The most notorious example came during the US Presidential election. A group of teenagers from the largely-unknown small Macedonian city of Veles (population 44,000) are said to have raked in thousands of euro via Google’s AdSense online advertising and monetisation tool by posting fake news stories catering to Trump supporters. Headlines included “Pope Francis forbids Catholics from voting for Hillary!” on sites masquerading as American news websites.
What worries some people is that this latest attempt to clamp down on fake news is actually a form of censorship aimed at restricting the ability of users to access information and to ensure the mainstream media retains its position at the top of a drastically altered media food chain.
The treatment of partisan media outlets such as Russia’s RT or South America’s TeleSUR should be monitored closely and compared with that of US-based partisan outlets such as Fox News.
RT and TeleSUR have come in for criticism from the Western mainstream media (even the British press!) for what they claim is bias and propaganda in their reporting. In their defence, these channels say they simply give a voice to the views of audiences largely absent or ignored in Western reporting.
When Barack Obama reminisced about ‘the good old days’ when three TV channels delivered news that most people trusted (“We are going to have to rebuild within this wild, wild west of information flow some sort of curating function that people agree to”), Facebook’s Adam Mosseri announced that the social media network has “started a programme to work with third-party fact-checking organisations” and that false news will be flagged as such.”

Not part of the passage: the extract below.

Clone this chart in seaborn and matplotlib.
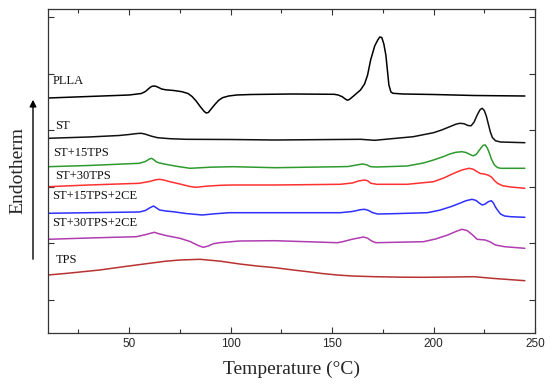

And this is where the problems begin.
Such moves will worry citizens here in Ireland who remember a time when “curators” here decided that nationalist opinions on the conflict in the North were too dangerous for the general public to hear and decided that Sinn Féin and other voices and views should be banned from the airwaves. The British Army, RUC/UDR, SAS and MI5/MI6 – protagonists in the conflict – however, suffered no such restrictions and their viewpoints reported as fact, not even possibly fake.
|The British 'Sun' newspaper's famous fake front-page story on the Hillsborough disaster|
New York Post columnist Karol Markowicz argues that the war on fake news is in fact about censoring real news:
“The more ‘curated’ the media becomes, the less likely we are to hear opposing viewpoints and to have ours challenged. That’s a bug, not a feature.”
Instead of moving to restrict free speech and clamp-down on yellow journalism, the real solution to tackling fake news is for newspapers and media outlets to get back to the basics and cease giving airtime to “unverified reports” (rumours) and celebrity Twitter spats.
Dr Eileen Culloty of Dublin City University’s Institute for Future Media and Journalism maintains that fake news is only part of a much bigger problem. Identifying a range of issues from confirmation bias to media literacy, Dr Culloty says the credibility of traditional news media has played its part in allowing fake news to flourish through the use of sensationalist headlines to drive sales and influence elections:
“The public in general is accustomed to dubious reporting – whether as a result of phone hacking scandals in Britain, the publication of PR and spin as news, or blatant bias on key issues.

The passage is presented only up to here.